■ **TO DO**
Starting at the line containing "Emit a standalone", please quote every line up to and including the line containing "C70,15 100,11 140,11", exactly, and nothing beyond.

■ **RECORD EXTRACTS**

* * *

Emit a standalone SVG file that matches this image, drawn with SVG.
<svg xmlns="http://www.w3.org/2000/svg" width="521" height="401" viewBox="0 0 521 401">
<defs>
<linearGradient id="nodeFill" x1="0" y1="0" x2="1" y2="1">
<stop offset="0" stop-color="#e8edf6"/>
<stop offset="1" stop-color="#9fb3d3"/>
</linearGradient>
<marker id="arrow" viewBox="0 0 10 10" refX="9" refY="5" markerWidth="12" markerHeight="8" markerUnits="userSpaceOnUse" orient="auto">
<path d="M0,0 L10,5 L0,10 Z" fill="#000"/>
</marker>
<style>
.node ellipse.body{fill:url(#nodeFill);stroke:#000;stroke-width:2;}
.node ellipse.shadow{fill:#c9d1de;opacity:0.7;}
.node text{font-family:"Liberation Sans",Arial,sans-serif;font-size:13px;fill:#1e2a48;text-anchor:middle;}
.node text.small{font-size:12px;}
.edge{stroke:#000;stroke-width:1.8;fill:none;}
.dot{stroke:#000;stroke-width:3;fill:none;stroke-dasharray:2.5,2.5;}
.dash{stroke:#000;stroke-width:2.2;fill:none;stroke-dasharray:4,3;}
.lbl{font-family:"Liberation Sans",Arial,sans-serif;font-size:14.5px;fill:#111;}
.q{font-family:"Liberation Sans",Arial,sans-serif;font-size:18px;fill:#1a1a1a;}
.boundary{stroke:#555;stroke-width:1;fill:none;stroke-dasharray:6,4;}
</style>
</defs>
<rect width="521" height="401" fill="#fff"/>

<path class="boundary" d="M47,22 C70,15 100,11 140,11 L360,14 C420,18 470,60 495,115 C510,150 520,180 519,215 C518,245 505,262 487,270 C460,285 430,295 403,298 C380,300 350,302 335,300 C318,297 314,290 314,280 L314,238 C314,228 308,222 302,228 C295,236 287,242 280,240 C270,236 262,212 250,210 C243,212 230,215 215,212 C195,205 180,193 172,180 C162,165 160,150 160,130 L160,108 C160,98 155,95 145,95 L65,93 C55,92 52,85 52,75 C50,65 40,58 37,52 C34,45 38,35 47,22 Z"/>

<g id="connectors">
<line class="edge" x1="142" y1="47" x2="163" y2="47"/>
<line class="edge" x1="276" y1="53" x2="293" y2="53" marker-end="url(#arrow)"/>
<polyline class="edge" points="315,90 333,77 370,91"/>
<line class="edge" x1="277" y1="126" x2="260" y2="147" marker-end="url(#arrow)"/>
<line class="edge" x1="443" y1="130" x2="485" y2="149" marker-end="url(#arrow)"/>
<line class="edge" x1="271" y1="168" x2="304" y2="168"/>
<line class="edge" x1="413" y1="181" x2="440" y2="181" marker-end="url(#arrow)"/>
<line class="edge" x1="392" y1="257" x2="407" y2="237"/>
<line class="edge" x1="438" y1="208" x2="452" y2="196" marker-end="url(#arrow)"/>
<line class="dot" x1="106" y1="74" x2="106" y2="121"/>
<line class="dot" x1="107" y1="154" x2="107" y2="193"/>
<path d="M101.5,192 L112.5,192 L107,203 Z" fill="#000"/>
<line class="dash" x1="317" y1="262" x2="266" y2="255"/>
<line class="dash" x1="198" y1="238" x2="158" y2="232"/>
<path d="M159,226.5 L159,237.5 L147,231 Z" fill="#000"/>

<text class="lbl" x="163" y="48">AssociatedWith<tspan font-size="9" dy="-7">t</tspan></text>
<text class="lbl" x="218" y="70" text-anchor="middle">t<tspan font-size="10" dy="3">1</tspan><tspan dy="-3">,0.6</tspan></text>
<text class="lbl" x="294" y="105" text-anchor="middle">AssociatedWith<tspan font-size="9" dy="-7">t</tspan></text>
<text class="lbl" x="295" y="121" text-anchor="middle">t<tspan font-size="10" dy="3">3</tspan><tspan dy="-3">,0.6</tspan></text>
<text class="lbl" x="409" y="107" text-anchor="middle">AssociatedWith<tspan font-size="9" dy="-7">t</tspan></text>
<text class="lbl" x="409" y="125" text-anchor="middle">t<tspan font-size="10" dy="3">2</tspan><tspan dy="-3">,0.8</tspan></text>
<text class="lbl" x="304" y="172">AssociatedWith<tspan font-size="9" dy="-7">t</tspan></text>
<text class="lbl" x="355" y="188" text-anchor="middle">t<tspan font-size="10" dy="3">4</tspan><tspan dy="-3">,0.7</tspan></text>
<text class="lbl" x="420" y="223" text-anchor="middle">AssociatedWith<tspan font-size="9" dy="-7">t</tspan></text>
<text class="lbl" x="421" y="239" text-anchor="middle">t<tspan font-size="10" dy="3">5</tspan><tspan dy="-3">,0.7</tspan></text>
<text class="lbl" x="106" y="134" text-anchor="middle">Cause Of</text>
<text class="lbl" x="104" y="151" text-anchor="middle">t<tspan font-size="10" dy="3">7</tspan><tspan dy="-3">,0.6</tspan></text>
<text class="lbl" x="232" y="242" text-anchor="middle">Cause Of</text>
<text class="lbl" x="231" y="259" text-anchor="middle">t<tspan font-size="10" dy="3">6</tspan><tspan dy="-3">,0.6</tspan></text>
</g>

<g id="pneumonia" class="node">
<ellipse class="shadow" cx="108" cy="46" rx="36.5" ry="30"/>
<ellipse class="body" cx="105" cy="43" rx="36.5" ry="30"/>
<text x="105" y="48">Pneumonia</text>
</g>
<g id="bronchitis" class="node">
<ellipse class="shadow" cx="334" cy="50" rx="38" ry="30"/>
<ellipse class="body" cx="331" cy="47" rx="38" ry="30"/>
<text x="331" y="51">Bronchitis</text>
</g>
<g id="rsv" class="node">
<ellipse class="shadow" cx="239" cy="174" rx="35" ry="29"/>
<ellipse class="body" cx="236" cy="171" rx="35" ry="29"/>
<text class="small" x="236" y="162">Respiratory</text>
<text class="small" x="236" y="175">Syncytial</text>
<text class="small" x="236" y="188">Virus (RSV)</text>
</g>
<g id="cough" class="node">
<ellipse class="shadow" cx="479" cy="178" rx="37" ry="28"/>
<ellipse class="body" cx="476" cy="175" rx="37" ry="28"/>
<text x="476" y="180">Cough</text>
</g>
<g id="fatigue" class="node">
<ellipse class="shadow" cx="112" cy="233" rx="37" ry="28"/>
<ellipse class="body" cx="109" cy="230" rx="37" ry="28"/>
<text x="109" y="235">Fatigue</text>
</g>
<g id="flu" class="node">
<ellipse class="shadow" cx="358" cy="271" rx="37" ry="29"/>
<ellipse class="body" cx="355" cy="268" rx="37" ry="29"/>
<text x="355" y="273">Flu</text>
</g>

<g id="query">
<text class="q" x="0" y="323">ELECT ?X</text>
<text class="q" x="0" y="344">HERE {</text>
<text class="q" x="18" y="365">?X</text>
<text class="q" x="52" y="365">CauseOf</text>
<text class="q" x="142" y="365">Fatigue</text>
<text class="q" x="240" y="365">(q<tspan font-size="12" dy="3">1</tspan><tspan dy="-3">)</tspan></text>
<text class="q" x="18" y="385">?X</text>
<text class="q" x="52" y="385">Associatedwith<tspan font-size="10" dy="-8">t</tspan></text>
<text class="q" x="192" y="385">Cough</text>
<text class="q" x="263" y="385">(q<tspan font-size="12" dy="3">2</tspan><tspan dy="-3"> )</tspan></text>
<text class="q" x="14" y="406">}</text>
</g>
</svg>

* * *

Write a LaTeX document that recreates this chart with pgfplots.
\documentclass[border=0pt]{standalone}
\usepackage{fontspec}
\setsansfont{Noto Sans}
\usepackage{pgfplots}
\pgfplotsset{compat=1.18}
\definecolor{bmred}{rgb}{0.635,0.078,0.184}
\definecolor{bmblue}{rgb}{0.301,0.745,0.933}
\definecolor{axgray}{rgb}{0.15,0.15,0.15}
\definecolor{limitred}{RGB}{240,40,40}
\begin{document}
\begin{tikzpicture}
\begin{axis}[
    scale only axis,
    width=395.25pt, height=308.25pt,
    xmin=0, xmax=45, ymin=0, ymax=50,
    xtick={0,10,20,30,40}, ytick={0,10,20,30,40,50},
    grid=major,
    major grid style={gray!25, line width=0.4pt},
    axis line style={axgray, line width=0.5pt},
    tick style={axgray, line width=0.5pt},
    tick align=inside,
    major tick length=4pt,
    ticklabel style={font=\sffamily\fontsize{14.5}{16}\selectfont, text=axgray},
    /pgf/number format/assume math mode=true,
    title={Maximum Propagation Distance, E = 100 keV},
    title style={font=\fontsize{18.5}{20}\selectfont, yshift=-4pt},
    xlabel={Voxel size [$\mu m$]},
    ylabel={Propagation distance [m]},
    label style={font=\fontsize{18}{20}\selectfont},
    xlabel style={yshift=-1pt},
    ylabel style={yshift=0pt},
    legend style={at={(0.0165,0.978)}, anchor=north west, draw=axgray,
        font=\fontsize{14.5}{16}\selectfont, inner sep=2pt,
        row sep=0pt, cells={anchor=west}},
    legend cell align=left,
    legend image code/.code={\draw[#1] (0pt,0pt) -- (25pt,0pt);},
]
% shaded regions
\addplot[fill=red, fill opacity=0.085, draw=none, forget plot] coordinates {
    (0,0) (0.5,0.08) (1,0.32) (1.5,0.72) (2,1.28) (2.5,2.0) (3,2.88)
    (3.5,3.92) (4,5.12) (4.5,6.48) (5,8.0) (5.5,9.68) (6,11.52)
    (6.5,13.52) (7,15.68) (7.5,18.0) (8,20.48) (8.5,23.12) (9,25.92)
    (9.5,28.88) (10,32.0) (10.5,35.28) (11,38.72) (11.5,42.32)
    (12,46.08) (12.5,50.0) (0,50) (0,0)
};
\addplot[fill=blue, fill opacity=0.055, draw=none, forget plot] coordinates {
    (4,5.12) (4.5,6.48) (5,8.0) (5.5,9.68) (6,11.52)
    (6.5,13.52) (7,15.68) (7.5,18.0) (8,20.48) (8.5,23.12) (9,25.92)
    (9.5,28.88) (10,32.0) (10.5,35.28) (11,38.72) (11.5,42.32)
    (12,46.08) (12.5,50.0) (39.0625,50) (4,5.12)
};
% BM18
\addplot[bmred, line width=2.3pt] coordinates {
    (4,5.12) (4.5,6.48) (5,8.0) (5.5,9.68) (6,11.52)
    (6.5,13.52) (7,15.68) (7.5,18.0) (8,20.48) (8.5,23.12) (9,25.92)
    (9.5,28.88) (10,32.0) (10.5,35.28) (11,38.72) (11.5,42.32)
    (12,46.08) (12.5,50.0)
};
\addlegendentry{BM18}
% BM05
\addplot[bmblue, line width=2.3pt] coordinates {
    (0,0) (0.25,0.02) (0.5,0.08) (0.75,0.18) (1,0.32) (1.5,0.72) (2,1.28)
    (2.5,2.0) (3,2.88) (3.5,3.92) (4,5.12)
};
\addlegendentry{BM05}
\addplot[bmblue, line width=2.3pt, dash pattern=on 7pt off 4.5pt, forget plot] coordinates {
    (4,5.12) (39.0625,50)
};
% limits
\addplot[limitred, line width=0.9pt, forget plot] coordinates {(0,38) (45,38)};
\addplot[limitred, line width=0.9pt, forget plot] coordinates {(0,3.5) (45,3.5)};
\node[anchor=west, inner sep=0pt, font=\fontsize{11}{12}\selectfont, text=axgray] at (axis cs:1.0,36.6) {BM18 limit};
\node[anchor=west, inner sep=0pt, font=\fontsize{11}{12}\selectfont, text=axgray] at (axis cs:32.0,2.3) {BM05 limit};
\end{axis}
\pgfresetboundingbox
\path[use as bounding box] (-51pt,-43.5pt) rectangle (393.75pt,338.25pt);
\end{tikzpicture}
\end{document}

* * *

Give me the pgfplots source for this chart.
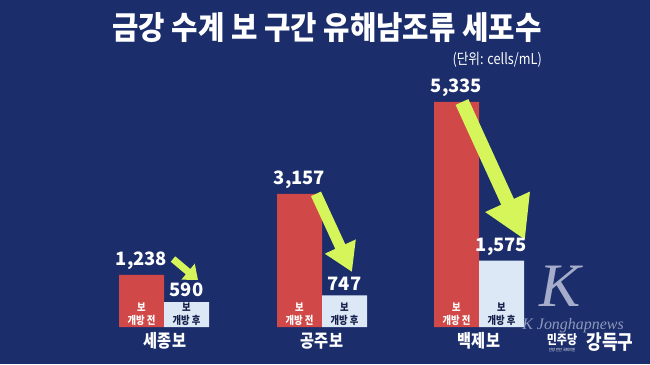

* * *

■ **CORRECT ANSWER**
Emit a standalone SVG file that matches this image, drawn with SVG.
<svg xmlns="http://www.w3.org/2000/svg" width="521" height="401" viewBox="0 0 521 401">
<defs>
<linearGradient id="nodeFill" x1="0" y1="0" x2="1" y2="1">
<stop offset="0" stop-color="#e8edf6"/>
<stop offset="1" stop-color="#9fb3d3"/>
</linearGradient>
<marker id="arrow" viewBox="0 0 10 10" refX="9" refY="5" markerWidth="12" markerHeight="8" markerUnits="userSpaceOnUse" orient="auto">
<path d="M0,0 L10,5 L0,10 Z" fill="#000"/>
</marker>
<style>
.node ellipse.body{fill:url(#nodeFill);stroke:#000;stroke-width:2;}
.node ellipse.shadow{fill:#c9d1de;opacity:0.7;}
.node text{font-family:"Liberation Sans",Arial,sans-serif;font-size:13px;fill:#1e2a48;text-anchor:middle;}
.node text.small{font-size:12px;}
.edge{stroke:#000;stroke-width:1.8;fill:none;}
.dot{stroke:#000;stroke-width:3;fill:none;stroke-dasharray:2.5,2.5;}
.dash{stroke:#000;stroke-width:2.2;fill:none;stroke-dasharray:4,3;}
.lbl{font-family:"Liberation Sans",Arial,sans-serif;font-size:14.5px;fill:#111;}
.q{font-family:"Liberation Sans",Arial,sans-serif;font-size:18px;fill:#1a1a1a;}
.boundary{stroke:#555;stroke-width:1;fill:none;stroke-dasharray:6,4;}
</style>
</defs>
<rect width="521" height="401" fill="#fff"/>

<path class="boundary" d="M47,22 C70,15 100,11 140,11 L360,14 C420,18 470,60 495,115 C510,150 520,180 519,215 C518,245 505,262 487,270 C460,285 430,295 403,298 C380,300 350,302 335,300 C318,297 314,290 314,280 L314,238 C314,228 308,222 302,228 C295,236 287,242 280,240 C270,236 262,212 250,210 C243,212 230,215 215,212 C195,205 180,193 172,180 C162,165 160,150 160,130 L160,108 C160,98 155,95 145,95 L65,93 C55,92 52,85 52,75 C50,65 40,58 37,52 C34,45 38,35 47,22 Z"/>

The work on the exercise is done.